Humanity is destroying the conditions of its own existence, but humanity itself is not the problem. The problem is the capitalist mode of production. The production of goods we do not need, and the lack of consideration by the owners of the means of production as to the waste produced are obvious problems flowing from capitalist production. There is nothing inherent to capital that makes it take heed of external impacts of production either on human populations or on nature. Quite the contrary: competition between capitalists has given incentive to businesses to be reckless in this regard. Only in a society that produces exchange values can a travesty such as designed obsolescence be ‘rational’. Likewise the promotion of cars over public transport only makes sense in a society in which production is undertaken for its own sake - ie, driven by the imperatives of profit. It is not a lack of knowledge or creativity that holds back the development of green energy, but the unwillingness of the capitalist class to invest.

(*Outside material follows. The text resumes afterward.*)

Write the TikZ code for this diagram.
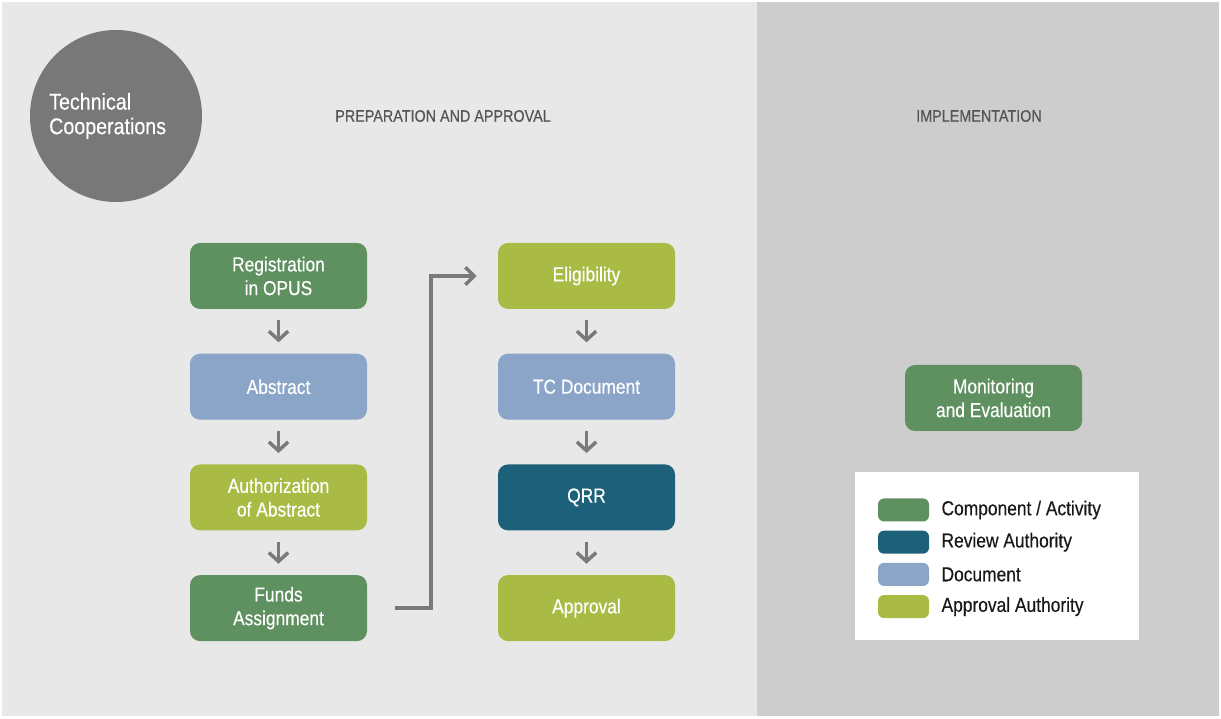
\documentclass[tikz,border=0pt]{standalone}
\usepackage{color}
\usepackage{fontspec}
\setmainfont{Liberation Sans}[FakeStretch=0.86,FakeBold=0.35]
\usepackage{tikz}
\usetikzlibrary{arrows.meta,positioning}

\definecolor{actgreen}{HTML}{5E9060}
\definecolor{revteal}{HTML}{1C6079}
\definecolor{docblue}{HTML}{8AA5C8}
\definecolor{applime}{HTML}{A9BB45}
\definecolor{leftbg}{HTML}{E8E8E8}
\definecolor{rightbg}{HTML}{CDCDCD}
\definecolor{arrowgray}{HTML}{7A7A7A}
\definecolor{circlegray}{HTML}{787878}
\definecolor{headgray}{HTML}{555555}

\begin{document}
\begin{tikzpicture}[node distance=0.88cm]
  \tikzstyle{box} = [rectangle,rounded corners=0.2cm,minimum width=3.54cm,minimum height=1.32cm,text=white,align=center,font=\fontsize{11.5}{13.5}\selectfont]
  \tikzstyle{activity} = [box,fill=actgreen]
  \tikzstyle{review} = [box,fill=revteal]
  \tikzstyle{document} = [box,fill=docblue]
  \tikzstyle{approval} = [box,fill=applime]
  \tikzstyle{head} = [text=headgray,font=\fontsize{9.5}{11}\selectfont]
  \tikzstyle{swatch} = [rectangle,rounded corners=0.12cm,minimum width=1.02cm,minimum height=0.46cm]
  \tikzstyle{legtext} = [text=black!90,anchor=west,font=\fontsize{11.5}{13.5}\selectfont]
  \tikzstyle{flow} = [draw=arrowgray,line width=2pt,shorten <=0.22cm,shorten >=0.22cm,-{Straight Barb[length=5pt,width=11pt]}]
  \tikzstyle{jump} = [draw=arrowgray,line width=2pt,shorten <=0.56cm,shorten >=0.42cm,-{Straight Barb[length=5pt,width=10pt]}]

  \fill[white] (0,0) rectangle (24.42,14.38);
  \fill[leftbg] (0.04,0.06) rectangle (15.14,14.34);
  \fill[rightbg] (15.14,0.06) rectangle (24.38,14.34);

  \node[circle,fill=circlegray,minimum size=3.44cm] (tc) at (2.32,12.06) {};
  \node[text=white,align=left,anchor=west,font=\fontsize{13}{14}\selectfont] (tctext) at (0.86,12.06) {Technical\\Cooperations};

  \node[head] (prep) at (8.86,12.06) {PREPARATION AND APPROVAL};
  \node[head] (impl) at (19.58,12.06) {IMPLEMENTATION};

  \node[activity] (reg) at (5.57,8.86) {Registration\\in OPUS};
  \node[document,below=of reg] (abs) {Abstract};
  \node[approval,below=of abs] (auth) {Authorization\\of Abstract};
  \node[activity,below=of auth] (funds) {Funds\\Assignment};

  \node[approval] (elig) at (11.73,8.86) {Eligibility};
  \node[document,below=of elig] (tcdoc) {TC Document};
  \node[review,below=of tcdoc] (qrr) {QRR};
  \node[approval,below=of qrr] (appr) {Approval};

  \node[activity] (mon) at (19.87,6.42) {Monitoring\\and Evaluation};

  \draw[flow] (reg) -- (abs);
  \draw[flow] (abs) -- (auth);
  \draw[flow] (auth) -- (funds);
  \draw[flow] (elig) -- (tcdoc);
  \draw[flow] (tcdoc) -- (qrr);
  \draw[flow] (qrr) -- (appr);

  \coordinate (turn) at (8.62,0);
  \draw[jump] (funds.east) -- (funds.east -| turn) |- (elig.west);

  \fill[white] (17.10,1.58) rectangle (22.78,4.94);
  \node[swatch,fill=actgreen] (sw1) at (18.07,4.18) {};
  \node[swatch,fill=revteal,below=0.17cm of sw1] (sw2) {};
  \node[swatch,fill=docblue,below=0.17cm of sw2] (sw3) {};
  \node[swatch,fill=applime,below=0.17cm of sw3] (sw4) {};
  \node[legtext,right=0.12cm of sw1] (lg1) {Component / Activity};
  \node[legtext,right=0.12cm of sw2] (lg2) {Review Authority};
  \node[legtext,right=0.12cm of sw3] (lg3) {Document};
  \node[legtext,right=0.12cm of sw4] (lg4) {Approval Authority};
\end{tikzpicture}
\end{document}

Leading sections of that class, and their political representatives, are waking up to the seriousness of the situation, but the response has not been anywhere near enough to avoid catastrophe. The more backward elements, eg, the billionaire Koch brothers, and, of course, Donald Trump, with their climate-change denial and fanatical opposition to state intervention to protect the environment, are clearly intent on making what is bad, worse. As Noam Chomsky has noted, one of the most grievous consequences of Trump’s victory will be that action on climate change will be delayed still further.3

Globally, resurgent nationalisms and the ongoing territorialisation of politics is occurring at precisely the time in which unprecedented cooperation and coordination have become an urgent necessity. The capitalist class has, in the face of overwhelming scientific evidence, been able to put an end to follies such as the use of DDT pesticides or chlorofluorocarbons (CFCs) in aerosols and refrigerators, when alternatives could be brought into use relatively easily. What they cannot do is address the tendency of capital to degrade the conditions of life on Earth.

Humanity can meet the challenge of climate change without descending into a new barbarism, but this will require a fundamental transformation in social relations. Rational economic planning is required to manage the finite resources of the planet and provide a decent standard of living for its billions of human inhabitants. Genuine - working class - democracy is required to direct the development of our wealth and technical abilities towards the purpose of fulfilling human needs. The capitalist mode of production has to be done away with, so that humanity itself can endure. Until then society will continue to operate as if the quality of the air we breathe is of less importance than a capitalist’s bottom line.

Notes

1. ‘Could a £400 billion plan to refreeze the Arctic before the ice melts really work?’ The Observer February 12 2017.

2. Deutsche Welle February 14 2017.

3. www.youtube.com/watch?v=08WNclaSI4o.